With less than a day’s training, any SME developer can now unlock new and lucrative development opportunities using new methods previously unavailable to them. This creates a ripple effect as they can considerably increase their choice of projects. More projects mean they can often choose projects closer to home, use local subcontractors, reduce travel times and their costs of delivering the project. More projects, at lower costs, means more houses delivered to bridge the housing shortage gap.
Estimated housing shortage gap bridged by +25,000 per year
…empower the SME builder with all the toolkits usually only available to the national firms
2. Reduce planning delays and increase the chances of success
The Strategic Land Group, a body that assists landowners in steering the planning process, argues that the planning system is responsible for 35% of the price of a UK house
To help bridge the housing shortage gap, software and data solutions, like Nimbus Maps, have aggregated and linked historic planning application for every local authority dating back 15+ years. This enables the developer to directly compare all the planning applications, both granted and refused, for their chosen development scheme across any local authority. With this insight and a few easily learnt techniques, the builder can uncover what is and is not likely to be accepted by a local planning authority. This allows developers to establish what planning boundaries they can work within and prepare by bringing all the supporting evidence to the local planning officer, reducing their research time too.
Having these local planning precedents transparent and available to both the developer and planning officer encourages collaboration rather than friction. This significantly improves planning successes, reduce timescales and cut expensive abortive costs. All helping to bridge the housing shortage gap.

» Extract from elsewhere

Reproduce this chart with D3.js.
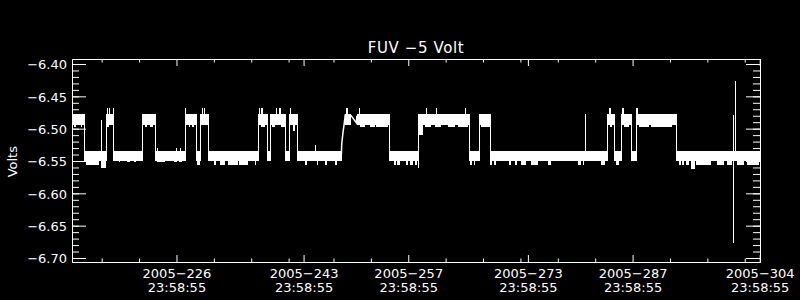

Most SME developers cannot afford to hire expensive planning consultants, often charging over £250/h, to undertake what is mainly an information-gathering exercise. Bringing this wealth of information through a cost-effective software solution like Nimbus Map is much quicker than waiting for a consultant to write a bloated, fee justifying report.

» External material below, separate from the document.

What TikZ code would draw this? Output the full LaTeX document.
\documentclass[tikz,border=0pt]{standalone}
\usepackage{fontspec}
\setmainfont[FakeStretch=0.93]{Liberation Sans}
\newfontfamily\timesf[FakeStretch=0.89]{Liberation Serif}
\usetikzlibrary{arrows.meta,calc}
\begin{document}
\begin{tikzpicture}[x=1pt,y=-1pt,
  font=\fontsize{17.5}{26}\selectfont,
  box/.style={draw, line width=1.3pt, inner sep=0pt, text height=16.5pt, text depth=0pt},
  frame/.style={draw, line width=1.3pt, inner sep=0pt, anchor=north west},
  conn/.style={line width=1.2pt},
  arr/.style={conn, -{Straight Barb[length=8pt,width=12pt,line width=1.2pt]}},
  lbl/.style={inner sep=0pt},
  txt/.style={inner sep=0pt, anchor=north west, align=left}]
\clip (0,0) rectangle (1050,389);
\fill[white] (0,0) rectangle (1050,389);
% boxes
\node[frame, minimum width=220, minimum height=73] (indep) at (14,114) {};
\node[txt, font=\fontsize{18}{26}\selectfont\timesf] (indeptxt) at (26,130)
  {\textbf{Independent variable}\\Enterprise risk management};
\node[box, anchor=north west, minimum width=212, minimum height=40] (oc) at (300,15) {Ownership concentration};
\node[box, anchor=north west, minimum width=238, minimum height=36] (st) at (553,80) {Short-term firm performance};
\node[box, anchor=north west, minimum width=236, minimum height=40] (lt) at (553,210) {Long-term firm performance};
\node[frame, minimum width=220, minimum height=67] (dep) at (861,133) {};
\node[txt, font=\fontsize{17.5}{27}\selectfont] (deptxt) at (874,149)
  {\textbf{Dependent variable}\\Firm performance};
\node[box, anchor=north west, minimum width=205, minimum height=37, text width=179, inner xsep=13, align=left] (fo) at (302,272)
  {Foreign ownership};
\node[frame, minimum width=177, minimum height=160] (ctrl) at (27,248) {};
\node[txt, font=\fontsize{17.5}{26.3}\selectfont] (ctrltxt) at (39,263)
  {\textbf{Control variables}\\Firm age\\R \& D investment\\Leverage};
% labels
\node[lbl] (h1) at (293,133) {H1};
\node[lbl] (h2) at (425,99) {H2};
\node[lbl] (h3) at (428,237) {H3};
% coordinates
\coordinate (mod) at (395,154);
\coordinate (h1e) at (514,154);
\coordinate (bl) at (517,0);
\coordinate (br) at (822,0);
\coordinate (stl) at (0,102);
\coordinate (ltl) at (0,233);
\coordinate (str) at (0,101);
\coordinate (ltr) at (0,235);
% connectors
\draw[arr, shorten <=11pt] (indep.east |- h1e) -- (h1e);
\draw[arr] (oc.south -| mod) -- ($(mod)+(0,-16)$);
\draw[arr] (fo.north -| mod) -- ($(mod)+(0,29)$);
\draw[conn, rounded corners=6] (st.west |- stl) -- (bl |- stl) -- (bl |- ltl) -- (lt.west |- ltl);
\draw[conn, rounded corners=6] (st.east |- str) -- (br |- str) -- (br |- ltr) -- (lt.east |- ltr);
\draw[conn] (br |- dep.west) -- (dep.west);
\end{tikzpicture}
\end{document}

Estimated housing shortage gap bridged by +10,000 per year
… revitalise our town centres where historic uses are declining in demand
3. Make ‘change of use’ opportunities more visible
Of the 275,000 net new homes built in 2018/19, some 13% were conversions and change of use. If this were increased to 20%, it would deliver 20,000 new dwellings per annum.
Every day, through our uniquely linked data at Nimbus Maps, we uncover multiple change of use opportunities whether it’s retail to residential, offices or industrial, or one of the many others… pretty much every time we do a demonstration of the platform to a client. We practically uncover a least one new opportunity every time which can help bridge the housing shortage gap, it’s that easy!

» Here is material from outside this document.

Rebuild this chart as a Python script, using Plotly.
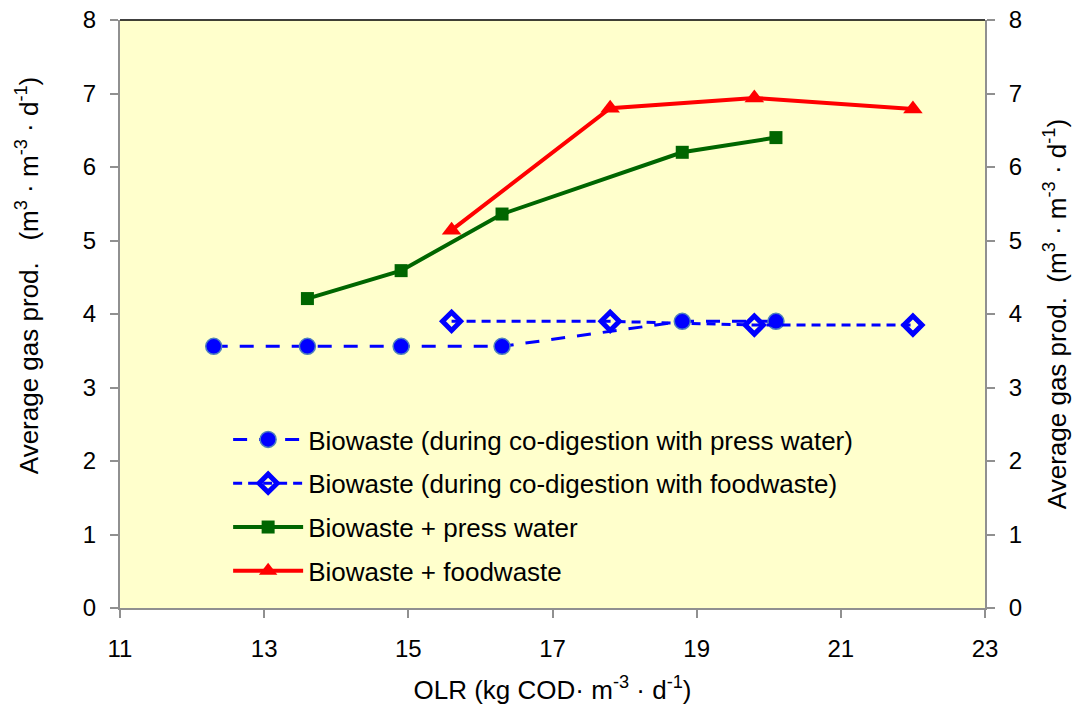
import plotly.graph_objects as go

# Data
x_pw_bio = [12.3, 13.6, 14.9, 16.3, 18.8, 20.1]
y_pw_bio = [3.56, 3.56, 3.56, 3.56, 3.90, 3.90]

x_fw_bio = [15.6, 17.8, 19.8, 22.0]
y_fw_bio = [3.90, 3.90, 3.85, 3.85]

x_pw = [13.6, 14.9, 16.3, 18.8, 20.1]
y_pw = [4.21, 4.59, 5.36, 6.20, 6.40]

x_fw = [15.6, 17.8, 19.8, 22.0]
y_fw = [5.14, 6.80, 6.94, 6.79]

names = [
    "Biowaste (during co-digestion with press water)",
    "Biowaste (during co-digestion with foodwaste)",
    "Biowaste + press water",
    "Biowaste + foodwaste",
]

x_ticks = [11, 13, 15, 17, 19, 21, 23]
y_ticks = [0, 1, 2, 3, 4, 5, 6, 7, 8]

font_family = "Liberation Sans, Arial, sans-serif"
ytitle = "Average gas prod.&nbsp; (m<sup>3</sup> · m<sup>-3</sup> · d<sup>-1</sup>)"
ytitle_left = "Average gas prod.&nbsp;&nbsp; (m<sup>3</sup> · m<sup>-3</sup> · d<sup>-1</sup>)"
xtitle = "OLR (kg COD· m<sup>-3</sup> · d<sup>-1</sup>)"

fig = go.Figure()
fig.add_trace(go.Scatter(
    x=x_pw_bio, y=y_pw_bio, name=names[0], mode="lines+markers", legendgroup="a",
    line=dict(color="#0000FF", width=3, dash="14px,12px"),
    marker=dict(symbol="circle", size=16, color="#0000FF", line=dict(color="#4F81BD", width=1.5)),
))
fig.add_trace(go.Scatter(
    x=x_fw_bio, y=y_fw_bio, name=names[1], mode="lines+markers", legendgroup="b",
    line=dict(color="#0000FF", width=3, dash="9px,6px"),
    marker=dict(symbol="diamond-open", size=14, color="#0000FF", line=dict(color="#0000FF", width=5)),
))
fig.add_trace(go.Scatter(
    x=x_pw, y=y_pw, name=names[2], mode="lines+markers", legendgroup="c",
    line=dict(color="#006600", width=4),
    marker=dict(symbol="square", size=13, color="#006600"),
))
fig.add_trace(go.Scatter(
    x=x_fw, y=y_fw, name=names[3], mode="lines+markers", legendgroup="d",
    line=dict(color="#FF0000", width=4),
    marker=dict(symbol="triangle-up", size=17, color="#FF0000"),
))
# invisible trace on the right-hand axis
fig.add_trace(go.Scatter(x=[11], y=[0], yaxis="y2", showlegend=False,
                         mode="markers", marker=dict(opacity=0), hoverinfo="skip"))

axis_common = dict(
    showgrid=False, zeroline=False, showline=True, linecolor="#909090", linewidth=2,
    ticks="outside", tickcolor="#909090", ticklen=8, tickwidth=1.5,
    tickfont=dict(size=24, color="black", family=font_family),
    ticklabeloverflow="allow", automargin=False,
)

fig.update_layout(
    width=1076, height=715,
    margin=dict(l=120, r=91, t=20, b=107, autoexpand=False),
    paper_bgcolor="white", plot_bgcolor="#FFFFCC",
    font=dict(family=font_family, color="black"),
    xaxis=dict(range=[11, 23], tickvals=x_ticks, ticklabelstandoff=10,
               title=dict(text=xtitle, font=dict(size=26), standoff=20),
               **axis_common),
    yaxis=dict(range=[0, 8], tickvals=y_ticks, ticklabelstandoff=9,
               **axis_common),
    yaxis2=dict(range=[0, 8], tickvals=y_ticks, overlaying="y", side="right", ticklabelstandoff=9,
                title=dict(text=ytitle, font=dict(size=26), standoff=27),
                **axis_common),
    legend=dict(x=0.125, y=0.3265, xanchor="left", yanchor="top",
                bgcolor="rgba(0,0,0,0)", font=dict(size=26, color="black"),
                itemwidth=70, tracegroupgap=7),
    annotations=[dict(text=ytitle_left, textangle=-90, xref="paper", yref="paper",
                      x=-0.107, y=0.565, xanchor="center", yanchor="middle",
                      showarrow=False, font=dict(size=26, color="black"))],
    shapes=[dict(type="line", xref="paper", yref="paper", x0=0, x1=1, y0=1, y1=1,
                 line=dict(color="black", width=1.5))],
    showlegend=True,
)

fig.write_html("out.html", config={"displayModeBar": False},
               post_script="document.body.style.margin='0';")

Change of use developments has many advantages. They can often be delivered more rapidly, bring redundant space back into good use such as revitalise our town centres where historic uses are rapidly declining in demand.
Estimated housing shortage gap bridged by +20,000 per year
Wider adoption of data and technology will have a significant positive impact on bridging the housing shortage gap. Our role as a data and technology business at Nimbus Maps is to ensure the data is as good as it can be, we share everything we are learning and improve our processes so we can bring it to the widest possible community, at the fairest cost, ensuring it’s accessible to everyone.